(Stored data entries)

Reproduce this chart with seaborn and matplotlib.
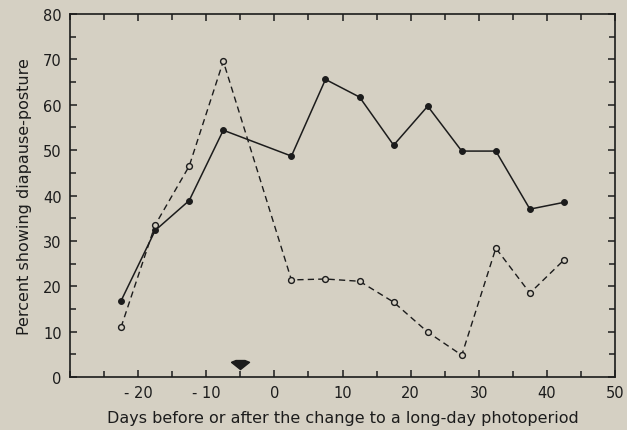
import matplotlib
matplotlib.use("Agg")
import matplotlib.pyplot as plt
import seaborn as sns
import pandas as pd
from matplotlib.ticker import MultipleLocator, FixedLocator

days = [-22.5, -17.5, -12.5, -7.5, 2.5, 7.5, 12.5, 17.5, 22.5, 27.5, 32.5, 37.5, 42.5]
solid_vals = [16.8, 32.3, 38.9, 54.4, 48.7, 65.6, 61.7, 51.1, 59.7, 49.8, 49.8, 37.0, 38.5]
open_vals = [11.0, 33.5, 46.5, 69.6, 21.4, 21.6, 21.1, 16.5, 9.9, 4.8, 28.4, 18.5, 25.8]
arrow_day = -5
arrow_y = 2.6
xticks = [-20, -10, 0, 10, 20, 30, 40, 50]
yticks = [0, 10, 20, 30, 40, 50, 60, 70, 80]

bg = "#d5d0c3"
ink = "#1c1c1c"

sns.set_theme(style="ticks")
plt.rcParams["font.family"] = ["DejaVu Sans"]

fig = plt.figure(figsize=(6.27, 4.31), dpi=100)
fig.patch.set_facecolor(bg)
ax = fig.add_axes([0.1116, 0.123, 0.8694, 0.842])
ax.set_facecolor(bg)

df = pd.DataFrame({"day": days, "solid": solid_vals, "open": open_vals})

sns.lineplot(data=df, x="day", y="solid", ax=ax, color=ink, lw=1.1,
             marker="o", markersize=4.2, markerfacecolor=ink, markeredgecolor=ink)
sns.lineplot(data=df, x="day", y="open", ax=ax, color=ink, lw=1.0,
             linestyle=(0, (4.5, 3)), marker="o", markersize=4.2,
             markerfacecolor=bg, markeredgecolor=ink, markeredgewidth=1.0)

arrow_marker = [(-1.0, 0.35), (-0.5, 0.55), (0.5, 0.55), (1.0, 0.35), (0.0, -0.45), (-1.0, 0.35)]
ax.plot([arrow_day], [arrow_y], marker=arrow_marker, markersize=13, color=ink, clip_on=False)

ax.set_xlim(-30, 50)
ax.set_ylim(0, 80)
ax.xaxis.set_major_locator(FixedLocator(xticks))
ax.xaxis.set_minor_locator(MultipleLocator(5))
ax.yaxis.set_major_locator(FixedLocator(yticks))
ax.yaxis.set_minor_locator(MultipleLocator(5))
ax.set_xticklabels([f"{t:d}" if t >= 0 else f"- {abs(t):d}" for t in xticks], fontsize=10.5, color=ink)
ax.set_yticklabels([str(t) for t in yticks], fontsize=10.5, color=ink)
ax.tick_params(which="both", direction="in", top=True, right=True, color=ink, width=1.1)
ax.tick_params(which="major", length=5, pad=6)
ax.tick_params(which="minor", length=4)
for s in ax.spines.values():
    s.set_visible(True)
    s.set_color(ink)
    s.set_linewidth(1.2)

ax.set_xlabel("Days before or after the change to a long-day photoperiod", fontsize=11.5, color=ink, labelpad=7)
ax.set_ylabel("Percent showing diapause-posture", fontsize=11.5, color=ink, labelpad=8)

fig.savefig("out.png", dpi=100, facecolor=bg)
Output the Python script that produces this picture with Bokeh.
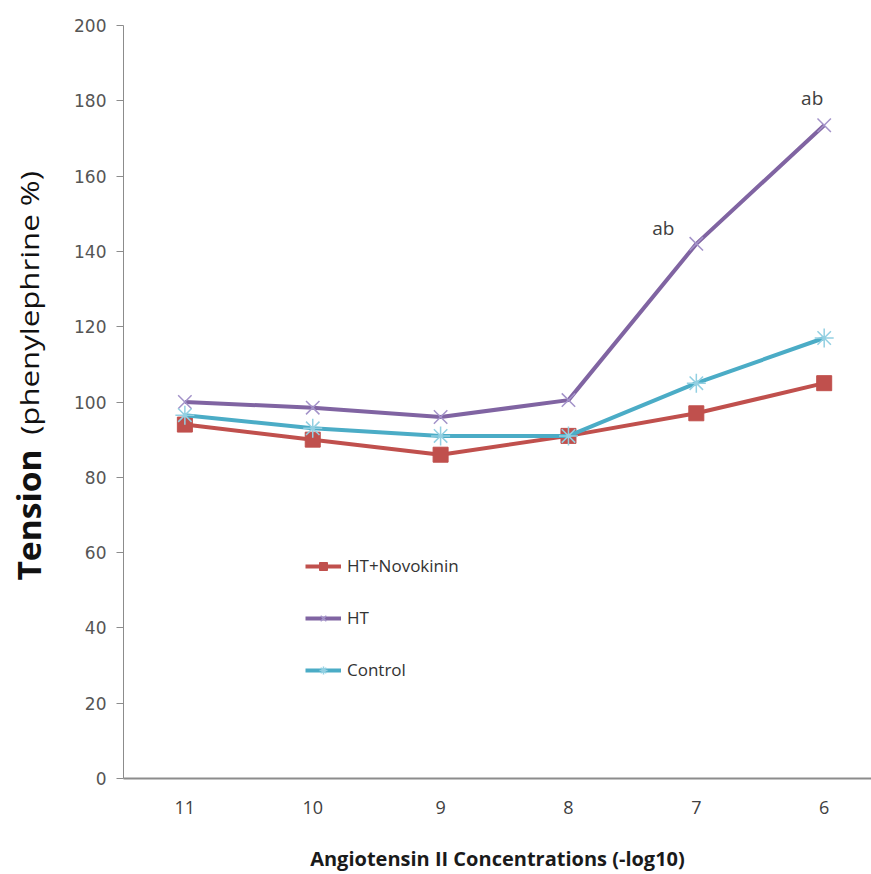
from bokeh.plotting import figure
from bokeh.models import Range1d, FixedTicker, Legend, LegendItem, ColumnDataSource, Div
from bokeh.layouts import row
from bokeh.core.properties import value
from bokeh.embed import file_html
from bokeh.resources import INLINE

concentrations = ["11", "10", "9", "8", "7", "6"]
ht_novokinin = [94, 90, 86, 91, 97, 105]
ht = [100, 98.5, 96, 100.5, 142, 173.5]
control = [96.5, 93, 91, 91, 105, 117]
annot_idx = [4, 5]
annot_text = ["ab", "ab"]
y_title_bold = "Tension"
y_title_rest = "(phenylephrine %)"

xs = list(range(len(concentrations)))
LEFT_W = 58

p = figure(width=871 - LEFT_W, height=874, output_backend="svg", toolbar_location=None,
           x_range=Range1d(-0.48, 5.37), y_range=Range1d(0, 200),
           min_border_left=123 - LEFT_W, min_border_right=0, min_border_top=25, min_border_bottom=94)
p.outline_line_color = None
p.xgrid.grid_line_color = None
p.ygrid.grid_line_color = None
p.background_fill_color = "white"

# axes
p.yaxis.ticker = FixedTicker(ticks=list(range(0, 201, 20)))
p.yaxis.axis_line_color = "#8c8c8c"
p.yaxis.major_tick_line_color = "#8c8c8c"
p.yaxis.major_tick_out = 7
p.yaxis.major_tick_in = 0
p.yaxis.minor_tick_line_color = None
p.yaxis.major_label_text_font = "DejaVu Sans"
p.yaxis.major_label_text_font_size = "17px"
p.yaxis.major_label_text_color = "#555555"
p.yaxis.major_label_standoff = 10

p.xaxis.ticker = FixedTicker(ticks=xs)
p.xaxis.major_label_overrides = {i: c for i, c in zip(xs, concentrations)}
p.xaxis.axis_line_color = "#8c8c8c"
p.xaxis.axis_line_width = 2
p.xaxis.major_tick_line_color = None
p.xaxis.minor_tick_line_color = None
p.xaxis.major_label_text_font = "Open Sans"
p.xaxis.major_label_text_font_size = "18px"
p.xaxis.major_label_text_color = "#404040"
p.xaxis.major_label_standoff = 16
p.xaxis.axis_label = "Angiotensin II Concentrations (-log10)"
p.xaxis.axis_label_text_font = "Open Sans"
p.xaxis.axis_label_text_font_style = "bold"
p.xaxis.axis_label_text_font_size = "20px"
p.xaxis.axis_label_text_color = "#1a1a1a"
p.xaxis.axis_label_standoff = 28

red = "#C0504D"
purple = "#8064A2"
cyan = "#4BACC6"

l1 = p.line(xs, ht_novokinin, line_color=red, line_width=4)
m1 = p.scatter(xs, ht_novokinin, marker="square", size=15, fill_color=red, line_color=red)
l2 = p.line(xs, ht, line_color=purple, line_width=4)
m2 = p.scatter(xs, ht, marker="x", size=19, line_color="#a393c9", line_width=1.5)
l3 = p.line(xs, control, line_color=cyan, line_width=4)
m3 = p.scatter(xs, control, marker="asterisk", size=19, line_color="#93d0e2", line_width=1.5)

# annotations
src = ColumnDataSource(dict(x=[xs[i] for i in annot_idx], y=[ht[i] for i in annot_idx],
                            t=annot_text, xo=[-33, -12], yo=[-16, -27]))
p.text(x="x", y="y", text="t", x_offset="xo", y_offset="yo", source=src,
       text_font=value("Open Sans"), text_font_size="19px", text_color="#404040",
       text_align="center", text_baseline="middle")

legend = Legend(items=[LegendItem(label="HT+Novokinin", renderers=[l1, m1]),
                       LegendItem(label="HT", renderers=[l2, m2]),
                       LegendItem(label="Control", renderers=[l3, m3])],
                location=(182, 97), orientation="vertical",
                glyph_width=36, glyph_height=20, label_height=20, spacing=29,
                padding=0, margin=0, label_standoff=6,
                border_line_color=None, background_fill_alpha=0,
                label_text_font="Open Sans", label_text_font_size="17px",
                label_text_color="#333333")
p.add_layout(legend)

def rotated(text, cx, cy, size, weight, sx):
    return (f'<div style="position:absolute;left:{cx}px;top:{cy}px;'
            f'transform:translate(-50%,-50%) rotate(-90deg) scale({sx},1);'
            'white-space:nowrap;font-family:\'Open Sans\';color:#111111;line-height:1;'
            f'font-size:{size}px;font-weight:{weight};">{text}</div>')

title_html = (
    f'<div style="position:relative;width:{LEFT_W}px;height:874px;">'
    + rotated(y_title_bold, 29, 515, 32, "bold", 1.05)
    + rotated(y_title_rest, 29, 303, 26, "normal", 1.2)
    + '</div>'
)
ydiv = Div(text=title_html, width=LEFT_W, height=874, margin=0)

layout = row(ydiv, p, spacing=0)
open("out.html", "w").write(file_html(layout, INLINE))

• To do: Locate the lines above that contain "with" and copy them.

• Task answer:
Reproduce this chart with seaborn and matplotlib.
Output the Python script that produces this picture with Bokeh.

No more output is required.